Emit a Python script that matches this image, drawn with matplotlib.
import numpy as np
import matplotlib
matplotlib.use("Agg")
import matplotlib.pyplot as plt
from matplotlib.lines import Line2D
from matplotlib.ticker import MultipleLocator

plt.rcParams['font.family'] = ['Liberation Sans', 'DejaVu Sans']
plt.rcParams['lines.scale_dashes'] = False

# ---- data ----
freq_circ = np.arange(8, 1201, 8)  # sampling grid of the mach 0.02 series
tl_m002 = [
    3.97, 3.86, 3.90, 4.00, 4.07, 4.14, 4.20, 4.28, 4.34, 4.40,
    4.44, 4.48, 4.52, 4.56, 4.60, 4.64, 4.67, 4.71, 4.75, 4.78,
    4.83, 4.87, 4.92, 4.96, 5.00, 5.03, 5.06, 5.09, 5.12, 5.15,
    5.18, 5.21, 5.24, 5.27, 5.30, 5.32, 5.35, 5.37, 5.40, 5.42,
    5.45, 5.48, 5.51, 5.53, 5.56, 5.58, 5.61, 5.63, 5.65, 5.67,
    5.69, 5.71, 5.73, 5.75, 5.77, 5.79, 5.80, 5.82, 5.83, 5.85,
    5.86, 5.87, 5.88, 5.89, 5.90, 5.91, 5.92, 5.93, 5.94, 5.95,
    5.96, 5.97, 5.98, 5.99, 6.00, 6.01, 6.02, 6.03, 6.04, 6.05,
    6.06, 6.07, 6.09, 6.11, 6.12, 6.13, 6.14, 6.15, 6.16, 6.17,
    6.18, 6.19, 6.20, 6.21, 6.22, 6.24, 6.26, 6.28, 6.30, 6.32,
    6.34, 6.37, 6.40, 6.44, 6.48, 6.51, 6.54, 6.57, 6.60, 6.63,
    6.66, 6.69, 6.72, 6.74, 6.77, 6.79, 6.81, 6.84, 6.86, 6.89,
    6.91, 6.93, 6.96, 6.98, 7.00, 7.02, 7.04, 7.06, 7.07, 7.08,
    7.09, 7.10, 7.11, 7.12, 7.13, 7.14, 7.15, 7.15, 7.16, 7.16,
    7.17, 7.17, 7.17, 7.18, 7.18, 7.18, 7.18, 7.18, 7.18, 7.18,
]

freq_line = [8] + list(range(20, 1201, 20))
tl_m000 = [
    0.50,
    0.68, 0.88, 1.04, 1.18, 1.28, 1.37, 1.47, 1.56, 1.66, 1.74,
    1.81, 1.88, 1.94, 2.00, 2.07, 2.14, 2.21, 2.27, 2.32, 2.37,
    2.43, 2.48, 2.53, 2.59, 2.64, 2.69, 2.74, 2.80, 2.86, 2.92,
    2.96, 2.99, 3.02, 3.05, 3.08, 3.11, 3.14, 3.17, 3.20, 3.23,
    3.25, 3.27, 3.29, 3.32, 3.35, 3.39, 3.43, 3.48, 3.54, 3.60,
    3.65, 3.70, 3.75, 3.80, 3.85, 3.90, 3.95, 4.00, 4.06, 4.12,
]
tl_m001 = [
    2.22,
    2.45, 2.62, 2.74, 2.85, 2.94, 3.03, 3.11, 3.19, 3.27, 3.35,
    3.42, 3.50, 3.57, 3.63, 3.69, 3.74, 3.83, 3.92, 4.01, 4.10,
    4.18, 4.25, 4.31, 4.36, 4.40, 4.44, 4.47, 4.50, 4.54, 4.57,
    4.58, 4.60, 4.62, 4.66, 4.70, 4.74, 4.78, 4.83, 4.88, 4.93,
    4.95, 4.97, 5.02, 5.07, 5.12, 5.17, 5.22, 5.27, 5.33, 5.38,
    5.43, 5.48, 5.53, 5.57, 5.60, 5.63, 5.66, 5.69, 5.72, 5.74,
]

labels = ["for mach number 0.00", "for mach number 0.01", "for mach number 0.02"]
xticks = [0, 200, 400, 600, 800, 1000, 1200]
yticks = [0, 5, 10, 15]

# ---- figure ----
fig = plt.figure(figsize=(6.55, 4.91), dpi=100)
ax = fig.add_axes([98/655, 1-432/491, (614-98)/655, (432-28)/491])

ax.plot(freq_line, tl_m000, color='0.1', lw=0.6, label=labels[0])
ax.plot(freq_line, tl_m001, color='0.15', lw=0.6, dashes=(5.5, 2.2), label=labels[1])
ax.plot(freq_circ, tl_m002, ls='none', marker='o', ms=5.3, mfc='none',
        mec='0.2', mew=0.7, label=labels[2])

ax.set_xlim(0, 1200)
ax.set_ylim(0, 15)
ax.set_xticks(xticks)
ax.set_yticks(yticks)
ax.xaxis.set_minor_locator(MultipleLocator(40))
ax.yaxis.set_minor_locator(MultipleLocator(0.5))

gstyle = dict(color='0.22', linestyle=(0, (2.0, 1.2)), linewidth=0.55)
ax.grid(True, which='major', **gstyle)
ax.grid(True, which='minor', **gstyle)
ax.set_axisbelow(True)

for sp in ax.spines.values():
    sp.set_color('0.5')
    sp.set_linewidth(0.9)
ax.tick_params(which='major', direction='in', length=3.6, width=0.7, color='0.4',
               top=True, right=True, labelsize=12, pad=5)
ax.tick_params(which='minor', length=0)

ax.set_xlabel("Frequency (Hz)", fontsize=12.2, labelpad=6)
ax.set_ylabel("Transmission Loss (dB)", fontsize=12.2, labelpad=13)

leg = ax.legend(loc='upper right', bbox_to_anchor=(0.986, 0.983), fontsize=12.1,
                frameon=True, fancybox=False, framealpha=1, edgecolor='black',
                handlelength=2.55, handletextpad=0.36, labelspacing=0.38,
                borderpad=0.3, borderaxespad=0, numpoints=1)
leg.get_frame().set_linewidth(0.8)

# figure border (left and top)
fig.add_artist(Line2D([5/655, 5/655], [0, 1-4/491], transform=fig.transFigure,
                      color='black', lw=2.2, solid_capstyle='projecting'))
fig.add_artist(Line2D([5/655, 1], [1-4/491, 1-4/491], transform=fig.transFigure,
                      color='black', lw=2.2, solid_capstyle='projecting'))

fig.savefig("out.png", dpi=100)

== == ==

Track down the lines that include the word "matplotlib" and copy them.

Emit a Python script that matches this image, drawn with matplotlib.
import matplotlib
matplotlib.use("Agg")
import matplotlib.pyplot as plt
from matplotlib.lines import Line2D
from matplotlib.ticker import MultipleLocator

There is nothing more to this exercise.